29 janv. 23
Les mille et une vies de La famille Asada
Employés dans restaurant de ramen... Grimés et déguisés en doubles idéalisés d'eux-mêmes, les Asada s'amusent régulièrement à poser devant l'appareil de l'un de leurs deux fils . Un autre jour, ils seront pompiers, artistes d'un groupe de rock, yakuzas ou encore pilotes de Formule 1.
Sorti en France fin janvier 2023, le film La Famille Asada a été inspiré au réalisateur japonais Ryôta Nakano par une histoire vraie. Celle de Masashi -le cadet Asada devenu photographe- qui avait rassemblé dans un joyeux album les photos immortalisant ses parents et son frère aîné qu'il mettait en scène depuis ses 12 ans dans des moments de vie rêvée, bien éloignés de leur train-train quotidien. Mais c'est une autre partie de la vie de Masashi Asada qui a donné au réalisateur le thème de son film.
Après le tsunami qui a touché l'est du Japon en mars 2011, le photographe s'est engagé comme bénévole dans les zones sinistrées avec pour mission de "sauver" les photos et albums de famille perdus ou dispersés dans l'effondrement des maisons. En récupérant et en nettoyant ces précieux signes du passé, et en les restituant à leurs propriétaires ou aux familles des morts, Masashi s'est penché sur les souvenirs des autres: photos de famille prises par des anonymes, photos de classe, photos de vacances...

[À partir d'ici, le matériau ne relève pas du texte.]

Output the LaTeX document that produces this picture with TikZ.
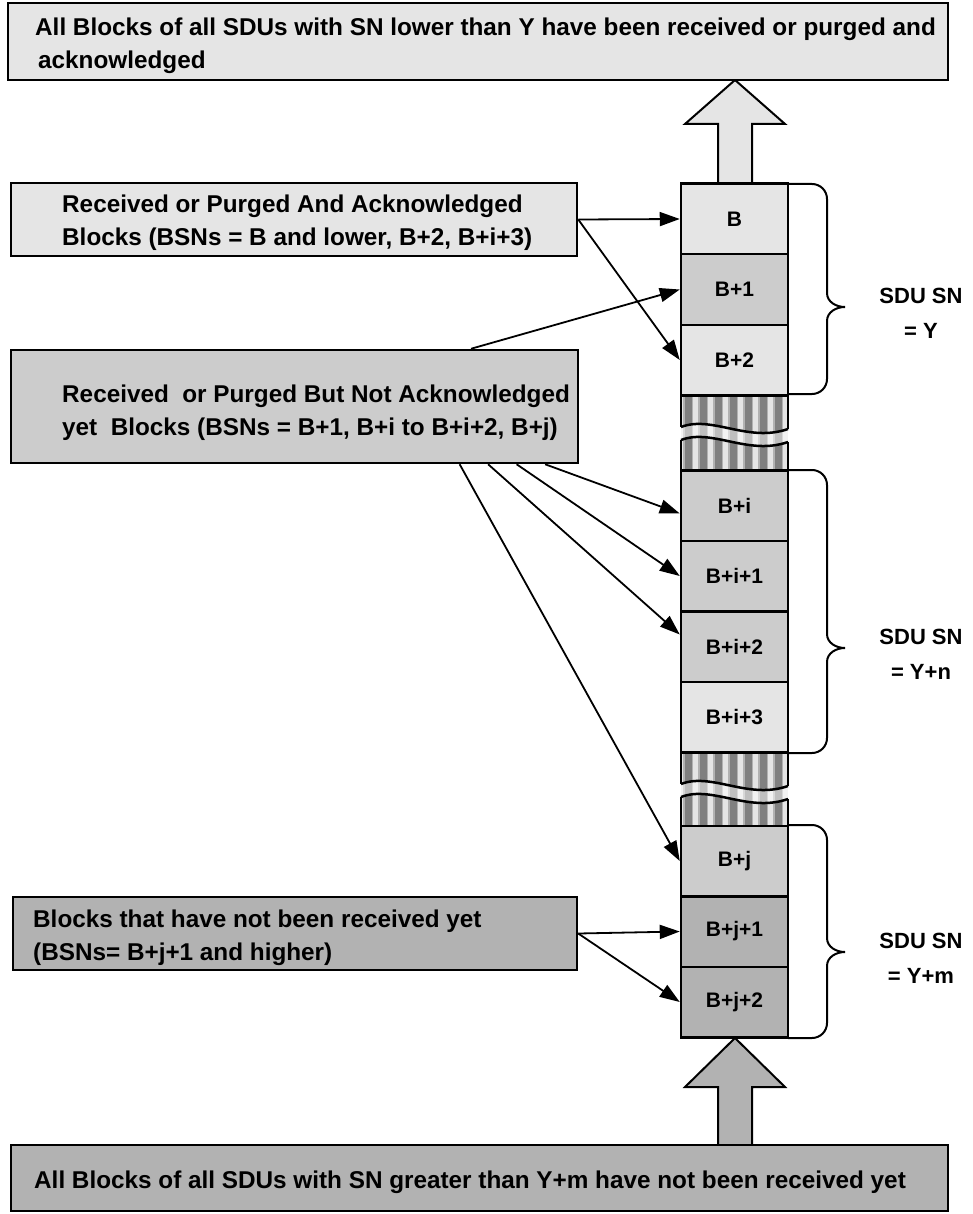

Seules traces laissées par les victimes du tsunami, ils avaient pris une valeur inestimable. " Alors que nous vivons entourés de nombreux objets qui nous sont chers, j'ai été surpris de voir que les photos étaient la première chose que les gens voulaient sauver, témoigne le photographe. Et le fait d'avoir contribué à l'opération de nettoyage m'a permis de me reconnecter avec le véritable pouvoir des photos, car c'est à cet instant que j'ai compris que les véritables photos étaient les plus anodines, celles prises par un membre de la famille".
Pour le réalisateur Ryôta Nakano qui savait depuis plusieurs années qu'en tant que créateur, il lui faudrait un jour parler du grand séisme du Tôhoku à travers la fiction, c'est le déclic. Avec l'histoire de Masashi Asada, il sait qu'il pourra réussir à évoquer ces douloureux événements et à passer de l'humour au drame sans que cela pose de problèmes.
Recréant avec des acteurs les séances-photos des jours heureux de la famille Asada, le réalisateur reproduit les situations vécues des années plus tôt par le photographe avec ses parents et son frère. "À travers l'objectif, j'ai vraiment eu l'impression de voir ma famille à la place des acteurs, c'était fou, ils leur ressemblaient vraiment comme deux gouttes d'eau" , raconte Masashi.
Le photographe et son double de cinéma
Seule Riko n'est pas inspirée par un personnage réel. " J e pense que c'est un personnage qui est né de tous les entretiens que j'ai menés avec des victimes de la catastrophe, explique Ryôta Nakano . Elle incarne le désir de tous ceux qui ont perdu leur famille et qui cherchent à les retrouver à travers les photos. De ceux qui m'ont dit que " même si leur maison avait été emportée, tant qu'ils étaient en vie, ils pourraient toujours se relever. Puis j'ai réalisé que sur la plupart des photos de famille, le père ou la mère est absent car caché(e) derrière l'objectif. C'est là que le personnage de Riko m'est vraiment apparu".
Né en 1973 à Kyoto, Ryôta Nakano a fait ses débuts en tant qu'assistant-réalisateur et réalisateur à la télévision. Son premier long-métrage Capturing Dad (2012) a été sélectionné au Festival International du film de Berlin, et il a réalisé son deuxième long-métrage Her Love Boils Bathwater en 2016. Ses derniers films A Long Goodbye et La Famille Asada sont des succès publics au Japon: ce dernier a déjà réuni plus d'un million de spectateurs japonais.